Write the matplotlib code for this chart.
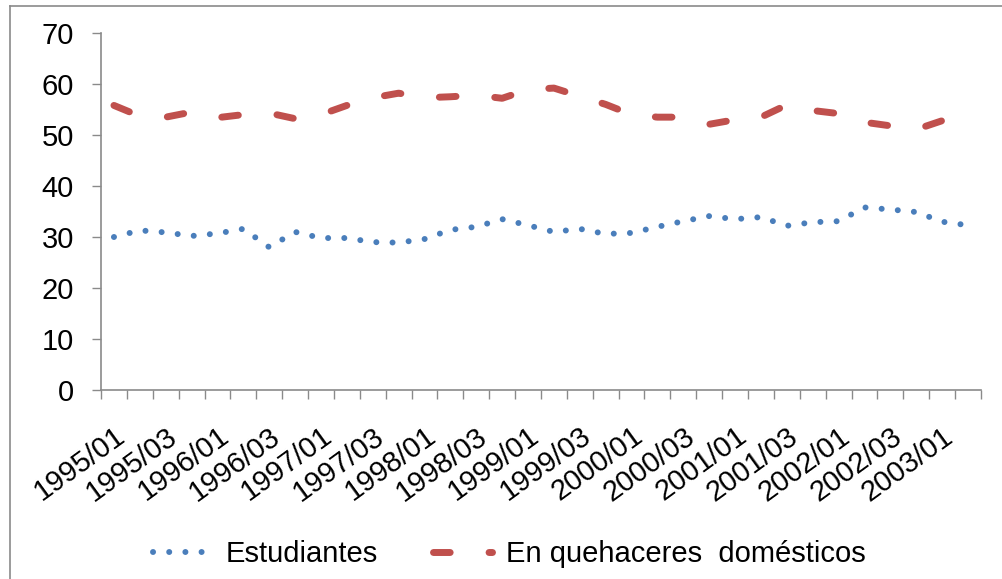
import matplotlib
matplotlib.use("Agg")
import matplotlib.pyplot as plt
from matplotlib.lines import Line2D

# ============================= DATA =============================
years = list(range(1995, 2004))
periods = [f"{y}/{q:02d}" for y in years for q in range(1, 5)][:34]

estudiantes = [30.0, 31.3, 30.9, 30.2, 30.7, 31.6, 28.0, 31.0, 29.8, 29.8,
               29.0, 28.9, 29.6, 31.4, 32.0, 33.5, 32.3, 31.0, 31.6, 30.6,
               30.8, 32.0, 33.1, 34.1, 33.5, 33.9, 32.2, 32.9, 33.1, 35.8,
               35.4, 34.9, 33.0, 32.3]

quehaceres = [55.8, 53.7, 53.5, 54.5, 53.4, 54.0, 54.3, 53.2, 54.0, 55.8,
              57.3, 58.2, 57.3, 57.5, 57.8, 57.2, 58.9, 59.2, 57.6, 56.0,
              54.0, 53.5, 53.5, 52.1, 53.0, 53.5, 55.9, 54.8, 54.2, 52.5,
              51.8, 51.1, 52.8, 52.9]

y_ticks = [0, 10, 20, 30, 40, 50, 60, 70]

# ============================= PLOT =============================
plt.rcParams["font.family"] = ["Liberation Sans", "DejaVu Sans"]
gray = "#8a8a8a"
fs = 21

fig = plt.figure(figsize=(10.03, 5.79), dpi=100)
ax = fig.add_axes([0.1007, 0.3264, 0.8773, 0.6166])

x = list(range(len(periods)))
ax.plot(x, estudiantes, color="#4a7ebb", linewidth=4.3,
        dashes=(0.01, 2.7), dash_capstyle="round", label="Estudiantes")
ax.plot(x, quehaceres, color="#c0504d", linewidth=5,
        dashes=(2.4, 5.6), dash_capstyle="round",
        label="En quehaceres  domésticos")

ax.set_xlim(-0.5, len(periods) - 0.5)
ax.set_ylim(0, 70)
ax.set_yticks(y_ticks)
ax.tick_params(axis="y", labelsize=fs, length=6.5, width=1, color=gray, pad=13)

# category boundaries as ticks, labels every other category
ax.set_xticks([i - 0.5 for i in range(len(periods) + 1)])
ax.set_xticklabels([])
ax.set_xticks(x[::2], minor=True)
ax.set_xticklabels(periods[::2], minor=True, rotation=36, ha="right",
                   rotation_mode="anchor", fontsize=fs)
ax.tick_params(axis="x", which="major", length=6.5, width=1, color=gray)
ax.tick_params(axis="x", which="minor", length=0, pad=23)

for side in ["top", "right"]:
    ax.spines[side].set_visible(False)
for side in ["left", "bottom"]:
    ax.spines[side].set_color(gray)
    ax.spines[side].set_linewidth(1.2)

fig.legend(loc="center", bbox_to_anchor=(0.508, 0.043), ncol=2, frameon=False,
           fontsize=fs, handlelength=2.0, handletextpad=0.5, columnspacing=1.9)

# outer chart frame (left and top edges visible)
fig.add_artist(Line2D([0.01, 0.01], [0, 0.9895], color=gray, linewidth=1.2))
fig.add_artist(Line2D([0.01, 1.0], [0.9895, 0.9895], color=gray, linewidth=1.2))

fig.savefig("out.png", dpi=100)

● Task instructions: Copy nothing but the lines from the first one in the listing through the line with "ax = fig.add_axes([0.1007, 0.3264, 0.8773, 0.6166])", and omit the pictures.

● Answer to this exercise:
Write the matplotlib code for this chart.
import matplotlib
matplotlib.use("Agg")
import matplotlib.pyplot as plt
from matplotlib.lines import Line2D

# ============================= DATA =============================
years = list(range(1995, 2004))
periods = [f"{y}/{q:02d}" for y in years for q in range(1, 5)][:34]

estudiantes = [30.0, 31.3, 30.9, 30.2, 30.7, 31.6, 28.0, 31.0, 29.8, 29.8,
               29.0, 28.9, 29.6, 31.4, 32.0, 33.5, 32.3, 31.0, 31.6, 30.6,
               30.8, 32.0, 33.1, 34.1, 33.5, 33.9, 32.2, 32.9, 33.1, 35.8,
               35.4, 34.9, 33.0, 32.3]

quehaceres = [55.8, 53.7, 53.5, 54.5, 53.4, 54.0, 54.3, 53.2, 54.0, 55.8,
              57.3, 58.2, 57.3, 57.5, 57.8, 57.2, 58.9, 59.2, 57.6, 56.0,
              54.0, 53.5, 53.5, 52.1, 53.0, 53.5, 55.9, 54.8, 54.2, 52.5,
              51.8, 51.1, 52.8, 52.9]

y_ticks = [0, 10, 20, 30, 40, 50, 60, 70]

# ============================= PLOT =============================
plt.rcParams["font.family"] = ["Liberation Sans", "DejaVu Sans"]
gray = "#8a8a8a"
fs = 21

fig = plt.figure(figsize=(10.03, 5.79), dpi=100)
ax = fig.add_axes([0.1007, 0.3264, 0.8773, 0.6166])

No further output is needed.